The area is, in the opinion of the Lieutenant Governor in Council, no larger than necessary to encompass the activities described in paragraph 2.
At present, the above language means that cabinet can approve anything it deems important, at any size.

The disproportionate reliance on the “opinion of the Minister” to make key determinations fundamentally undermines the purpose of developing criteria in the first instance.
The environment minister must be of the opinion that the project will benefit communities in Ontario, but wildlife communities are not specifically taken into consideration, even if they are at risk.
The minister considers whether a “trusted proponent” has a plan for engaging and working with Indigenous communities, but the criteria do not require that the “trusted proponent” uphold Canada’s commitment to the United Nations Declaration on the Rights of Indigenous Peoples, and, in particular, the duty to obtain free, prior and informed consent from Indigenous Peoples regarding initiation of projects.

ERO 025-0909 - PROPOSED LEGISLATIVE AND REGULATORY AMENDMENTS TO ENABLE THE SPECIES CONSERVATION ACT, 2025.

It makes no ecological sense to reduce the definition of “habitat” to mere immediate dwellings like dens, nesting sites or critical root zones. Species need large areas not just to sleep but to carry out their life processes like foraging, hunting and mating.
The list of species at risk must be determined by an independent scientific body; it must not be discretionary.
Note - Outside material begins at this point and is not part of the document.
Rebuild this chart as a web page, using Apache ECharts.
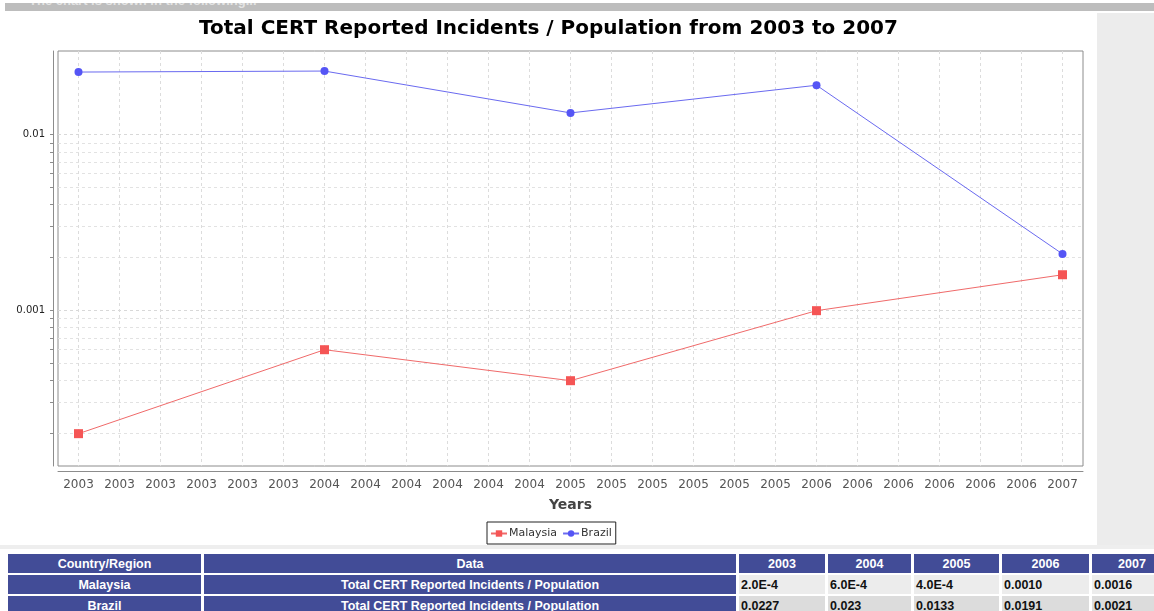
<!DOCTYPE html>
<html>
<head>
<meta charset="utf-8">
<script src="https://cdn.jsdelivr.net/npm/echarts@6/dist/echarts.min.js"></script>
<style>
  body { margin: 0; background: #fff; width: 1154px; height: 611px; overflow: hidden; position: relative; font-family: "DejaVu Sans", sans-serif; }
  #topbar { position: absolute; z-index: 5; left: 5px; top: 3px; width: 1149px; height: 8px; background: #bdbdbd; overflow: hidden; }
  #topbar span { position: absolute; left: 24px; top: -10px; color: #e4e4e4; font: bold 13px "Liberation Sans", sans-serif; white-space: nowrap; }
  #side { position: absolute; left: 1097px; top: 13px; width: 57px; height: 532px; background: #ececec; }
  #chart { position: absolute; left: 0; top: 0; width: 1097px; height: 545px; }
  #band { position: absolute; left: 0; top: 545px; width: 1154px; height: 4px; background: #eeeeee; }
  #wrap { position: absolute; left: 5px; top: 552px; width: 1400px; }
  #tbl { border-collapse: separate; border-spacing: 3px 2px; table-layout: fixed; font: bold 12.5px "Liberation Sans", Arial, sans-serif; }
  #tbl td { height: 19px; padding: 0 2px; white-space: nowrap; overflow: hidden; box-sizing: border-box; }
  #tbl td.h { background: #424c97; color: #fff; text-align: center; }
  #tbl td.d1 { background: #ececec; color: #111; text-align: left; }
  #tbl td.d2 { background: #dcdcdc; color: #111; text-align: left; }
</style>
</head>
<body>
<div id="topbar"><span>The chart is shown in the following...</span></div>
<div id="side"></div>
<div id="chart"></div>
<div id="band"></div>
<div id="wrap"><table id="tbl"></table></div>
<script>
// data
const years = ['2003', '2004', '2005', '2006', '2007']
const malaysia = [0.0002, 0.0006, 0.0004, 0.0010, 0.0016]
const brazil = [0.0227, 0.023, 0.0133, 0.0191, 0.0021]
const malaysiaText = ['2.0E-4', '6.0E-4', '4.0E-4', '0.0010', '0.0016']
const brazilText = ['0.0227', '0.023', '0.0133', '0.0191', '0.0021']
const dataLabel = 'Total CERT Reported Incidents / Population'

// two-month steps along the x axis (every label shows only the year)
const periods = [
  '2003-01', '2003-03', '2003-05', '2003-07', '2003-09', '2003-11',
  '2004-01', '2004-03', '2004-05', '2004-07', '2004-09', '2004-11',
  '2005-01', '2005-03', '2005-05', '2005-07', '2005-09', '2005-11',
  '2006-01', '2006-03', '2006-05', '2006-07', '2006-09', '2006-11',
  '2007-01'
]
const majorTicks = [0.001, 0.01]
const minorTicks = [
  0.0002, 0.0003, 0.0004, 0.0005, 0.0006, 0.0007, 0.0008, 0.0009,
  0.002, 0.003, 0.004, 0.005, 0.006, 0.007, 0.008, 0.009
]
const yMin = 0.000131
const yMax = 0.0299

// table
const tbl = document.getElementById('tbl')
const widths = [193, 532, 86, 83, 85, 87, 80]
let html = '<colgroup>' + widths.map(w => `<col style="width:${w}px">`).join('') + '</colgroup>'
html += '<tr><td class="h">Country/Region</td><td class="h">Data</td>' + years.map(y => `<td class="h">${y}</td>`).join('') + '</tr>'
html += '<tr><td class="h">Malaysia</td><td class="h">' + dataLabel + '</td>' + malaysiaText.map(t => `<td class="d1">${t}</td>`).join('') + '</tr>'
html += '<tr><td class="h">Brazil</td><td class="h">' + dataLabel + '</td>' + brazilText.map(t => `<td class="d2">${t}</td>`).join('') + '</tr>'
tbl.innerHTML = html

const chart = echarts.init(document.getElementById('chart'))

const option = {
  backgroundColor: '#fff',
  animation: false,
  title: {
    text: 'Total CERT Reported Incidents / Population from 2003 to 2007',
    left: 'center',
    top: 14,
    textStyle: {
      fontFamily: 'DejaVu Sans',
      fontSize: 20,
      fontWeight: 'bold',
      color: '#000'
    }
  },
  legend: {
    left: 487,
    top: 522,
    data: ['Malaysia', 'Brazil'],
    borderColor: '#222',
    borderWidth: 1,
    padding: [6, 4, 5, 3],
    itemGap: 5,
    itemWidth: 16,
    itemHeight: 8,
    textStyle: {
      fontFamily: 'DejaVu Sans',
      fontSize: 11,
      color: '#333',
      padding: [0, 0, 0, -3]
    }
  },
  grid: {
    left: 58,
    top: 51,
    right: 14,
    bottom: 79,
    show: true,
    backgroundColor: '#fff',
    borderColor: '#8c8c8c',
    borderWidth: 1
  },
  xAxis: {
    type: 'category',
    data: periods,
    boundaryGap: true,
    offset: 5,
    name: 'Years',
    nameLocation: 'middle',
    nameGap: 27,
    nameTextStyle: {
      fontFamily: 'DejaVu Sans',
      fontSize: 14,
      fontWeight: 'bold',
      color: '#444'
    },
    axisLine: { lineStyle: { color: '#8c8c8c', width: 1 } },
    axisTick: { alignWithLabel: true, length: 3, lineStyle: { color: '#8c8c8c' } },
    axisLabel: {
      interval: 0,
      margin: 8,
      fontFamily: 'DejaVu Sans',
      fontSize: 12,
      color: '#555',
      formatter: v => v.slice(0, 4)
    },
    splitLine: {
      show: true,
      alignWithLabel: true,
      interval: 0,
      lineStyle: { color: '#dcdcdc', type: [3, 3], width: 1 }
    }
  },
  yAxis: [
    {
      type: 'log',
      position: 'left',
      min: yMin,
      max: yMax,
      offset: 5,
      axisLine: { show: true, lineStyle: { color: '#8c8c8c', width: 1 } },
      axisTick: { show: true, length: 3, customValues: majorTicks, lineStyle: { color: '#8c8c8c' } },
      axisLabel: {
        customValues: majorTicks,
        margin: 8,
        fontFamily: 'DejaVu Sans',
        fontSize: 10,
        color: '#222',
        formatter: v => String(Number(v.toPrecision(3)))
      },
      splitLine: { show: true, lineStyle: { color: '#d8d8d8', type: [3, 3], width: 1 } }
    },
    {
      type: 'log',
      position: 'left',
      min: yMin,
      max: yMax,
      offset: 5,
      axisLine: { show: false },
      axisTick: { show: true, length: 3, customValues: minorTicks, lineStyle: { color: '#8c8c8c' } },
      axisLabel: { show: false },
      splitLine: { show: true, lineStyle: { color: '#e2e2e2', type: [3, 3], width: 1 } }
    }
  ],
  series: [
    {
      name: 'Malaysia',
      type: 'line',
      yAxisIndex: 0,
      data: years.map((y, i) => [y + '-01', malaysia[i]]),
      symbol: 'rect',
      symbolSize: 9,
      itemStyle: { color: '#f55555' },
      lineStyle: { color: '#f06a6a', width: 1 }
    },
    {
      name: 'Brazil',
      type: 'line',
      yAxisIndex: 0,
      data: years.map((y, i) => [y + '-01', brazil[i]]),
      symbol: 'circle',
      symbolSize: 8,
      itemStyle: { color: '#5555f5' },
      lineStyle: { color: '#6a6af0', width: 1 }
    }
  ]
}

chart.setOption(option)
</script>
</body>
</html>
Further, species that overlap with federal jurisdiction must not be removed from the provincial list; the province cites that this “removes duplication for species already receiving protections federally” but has not attested to the levels of protection currently afforded by the federal government. Further, approvals for habitat-destroying activities such as industrial resource extraction and development occur at the provincial level.
Further, this approach runs counter to the federal, provincial, territorial Accord for the Protection of Species at Risk, which stipulates a need for provinces to develop complementary species conservation initiatives.
Clear conditions and binding requirements must be outlined prior to allowing developers and/or industry to merely register their activities and proceed.
The elimination of recovery strategies makes it nearly impossible to effectively recover at-risk species.
The commitment to obtain free, prior and informed consent for project approvals and initiation must be integrated into law and policies that pertain to species recovery.